**Your task**
Print the full listing exactly.

**Supplied material**

+ + + + +

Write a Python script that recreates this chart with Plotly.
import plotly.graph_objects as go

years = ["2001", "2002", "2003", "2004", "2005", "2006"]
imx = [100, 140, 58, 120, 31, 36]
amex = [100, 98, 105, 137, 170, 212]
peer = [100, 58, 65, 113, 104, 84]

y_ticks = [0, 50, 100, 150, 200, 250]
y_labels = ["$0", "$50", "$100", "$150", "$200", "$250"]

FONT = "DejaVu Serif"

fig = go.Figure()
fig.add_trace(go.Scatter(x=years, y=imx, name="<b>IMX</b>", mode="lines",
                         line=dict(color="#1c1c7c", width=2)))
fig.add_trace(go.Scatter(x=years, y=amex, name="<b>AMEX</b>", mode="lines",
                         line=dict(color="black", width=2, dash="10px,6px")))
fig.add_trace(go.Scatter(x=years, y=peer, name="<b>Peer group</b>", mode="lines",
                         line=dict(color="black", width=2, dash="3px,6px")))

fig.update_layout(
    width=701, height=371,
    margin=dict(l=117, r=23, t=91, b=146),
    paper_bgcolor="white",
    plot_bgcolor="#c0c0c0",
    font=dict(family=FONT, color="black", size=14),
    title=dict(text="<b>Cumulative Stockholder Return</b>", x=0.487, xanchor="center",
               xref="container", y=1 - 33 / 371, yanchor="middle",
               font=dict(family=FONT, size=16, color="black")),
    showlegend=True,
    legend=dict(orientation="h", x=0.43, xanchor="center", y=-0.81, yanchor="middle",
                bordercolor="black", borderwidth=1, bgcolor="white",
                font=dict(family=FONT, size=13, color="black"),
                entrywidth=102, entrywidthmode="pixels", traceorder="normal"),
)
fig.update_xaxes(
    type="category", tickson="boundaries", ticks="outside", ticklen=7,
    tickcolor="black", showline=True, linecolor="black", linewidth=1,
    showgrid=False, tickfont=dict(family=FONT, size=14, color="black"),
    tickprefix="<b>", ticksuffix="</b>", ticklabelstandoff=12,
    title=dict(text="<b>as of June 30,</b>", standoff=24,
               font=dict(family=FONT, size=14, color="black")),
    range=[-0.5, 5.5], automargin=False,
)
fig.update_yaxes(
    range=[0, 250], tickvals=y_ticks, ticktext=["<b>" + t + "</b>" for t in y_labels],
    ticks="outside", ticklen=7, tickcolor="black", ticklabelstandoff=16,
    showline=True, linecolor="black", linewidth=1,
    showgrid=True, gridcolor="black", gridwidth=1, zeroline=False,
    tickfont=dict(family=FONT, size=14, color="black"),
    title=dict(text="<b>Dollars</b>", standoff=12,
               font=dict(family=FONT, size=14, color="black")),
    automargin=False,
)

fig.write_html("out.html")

+ + + + +

**Written solution**
Write a Python script that recreates this chart with Plotly.
import plotly.graph_objects as go

years = ["2001", "2002", "2003", "2004", "2005", "2006"]
imx = [100, 140, 58, 120, 31, 36]
amex = [100, 98, 105, 137, 170, 212]
peer = [100, 58, 65, 113, 104, 84]

y_ticks = [0, 50, 100, 150, 200, 250]
y_labels = ["$0", "$50", "$100", "$150", "$200", "$250"]

FONT = "DejaVu Serif"

fig = go.Figure()
fig.add_trace(go.Scatter(x=years, y=imx, name="<b>IMX</b>", mode="lines",
                         line=dict(color="#1c1c7c", width=2)))
fig.add_trace(go.Scatter(x=years, y=amex, name="<b>AMEX</b>", mode="lines",
                         line=dict(color="black", width=2, dash="10px,6px")))
fig.add_trace(go.Scatter(x=years, y=peer, name="<b>Peer group</b>", mode="lines",
                         line=dict(color="black", width=2, dash="3px,6px")))

fig.update_layout(
    width=701, height=371,
    margin=dict(l=117, r=23, t=91, b=146),
    paper_bgcolor="white",
    plot_bgcolor="#c0c0c0",
    font=dict(family=FONT, color="black", size=14),
    title=dict(text="<b>Cumulative Stockholder Return</b>", x=0.487, xanchor="center",
               xref="container", y=1 - 33 / 371, yanchor="middle",
               font=dict(family=FONT, size=16, color="black")),
    showlegend=True,
    legend=dict(orientation="h", x=0.43, xanchor="center", y=-0.81, yanchor="middle",
                bordercolor="black", borderwidth=1, bgcolor="white",
                font=dict(family=FONT, size=13, color="black"),
                entrywidth=102, entrywidthmode="pixels", traceorder="normal"),
)
fig.update_xaxes(
    type="category", tickson="boundaries", ticks="outside", ticklen=7,
    tickcolor="black", showline=True, linecolor="black", linewidth=1,
    showgrid=False, tickfont=dict(family=FONT, size=14, color="black"),
    tickprefix="<b>", ticksuffix="</b>", ticklabelstandoff=12,
    title=dict(text="<b>as of June 30,</b>", standoff=24,
               font=dict(family=FONT, size=14, color="black")),
    range=[-0.5, 5.5], automargin=False,
)
fig.update_yaxes(
    range=[0, 250], tickvals=y_ticks, ticktext=["<b>" + t + "</b>" for t in y_labels],
    ticks="outside", ticklen=7, tickcolor="black", ticklabelstandoff=16,
    showline=True, linecolor="black", linewidth=1,
    showgrid=True, gridcolor="black", gridwidth=1, zeroline=False,
    tickfont=dict(family=FONT, size=14, color="black"),
    title=dict(text="<b>Dollars</b>", standoff=12,
               font=dict(family=FONT, size=14, color="black")),
    automargin=False,
)

fig.write_html("out.html")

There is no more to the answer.